An excellent and varied programme with the added attraction of film or still illustrations of the works being played. We look forward to the second half starting on 31 January 2022 with John Challenger discussing the Cathedral’s Father Willis organ.

Seasons greetings to all our members and readers and we look forward to welcoming you back in the New Year.

Next meeting

Our last meeting before Christmas – tonight!

The next meeting, the last before Christmas, will be on Monday 6 December at 7.30 when Ruth Barlow will present Classical Music in Animations and invite us to join her in an end of term scamper through some cartoons with great classical music, including considering whether Fantasia was Mickey Mouse’s finest hour and listening to Tom and Jerry playing Liszt.

As before, we ask all attending to follow the Covid safety measures we have in place including signing in and sanitising procedures on arrival, well spaced seating, wearing a mask, minimising moving around and maintaining social distancing.  From recent government announcements, it would seem that provided we follow our current practice this will fit within the latest Covid guidelines, so we plan to go ahead with the meeting on Monday, but if anyone feels uncomfortable and decides not to attend we shall understand.
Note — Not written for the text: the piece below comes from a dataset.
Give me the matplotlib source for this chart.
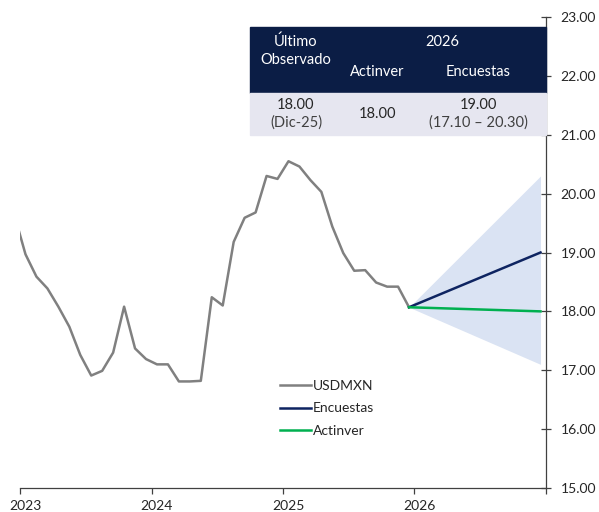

After Monday we have a break until 31st January 2022 when we shall be delighted to welcome John Challenger to explore the highs and lows, the delights and difficulties of commercial recording on one of the greatest cathedral organs in the country: Salisbury’s own Father Willis Organ

We hope you will be able to come and feel comfortable on Monday 6th December

Next meeting

The next meeting will be on Monday 22nd November which will be our Members’ Evening.   There is still room for a few more pieces so if you have a piece on CD of around 10 minutes that you would like to bring and have played, please would you email Ed Tinline details quickly, so he can complete the play list.

As before we shall have an interval when we will offer tea or coffee, but you’re welcome to bring your own drink.  

We ask all attending to follow the Covid safety measures we have in place including signing in and sanitising procedures on arrival, well spaced seating, wearing a mask, minimising moving around and maintaining social distancing.  After this, our final meeting before Christmas will be on 6th December 2021 when: Ruth Barlow will present ‘Classical Music in Animations’ and invite us to join her in an end of term scamper  through some cartoons with great classical music, including considering whether Fantasia was Mickey Mouse’s finest hour and listening to Tom and Jerry playing Liszt.

We hope you will be able to come on Monday 22nd November at 7.30 and to feel comfortable with the arrangements we plan to have in place.

November meeting

Details of the meeting to be held on Monday 8 November 2021

The next meeting will be on Monday 8th November when Alan Forshaw will present Listening to Beethoven in a different light.

We shall have an interval when we will offer tea or coffee, but you’re welcome to bring your own drink.  As before, we ask all attending to follow the Covid safety measures we have in place including signing in and sanitising procedures on arrival, well spaced seating, wearing a mask, minimising moving around and maintaining social distancing. 

On 22nd November we shall have a Members’ Evening. If you have a piece on CD of around 10 minutes that you would like to bring and have played at the meeting, please would you let us have details, if possible this Monday so we can draw up a play list.

We look forward to seeing you there.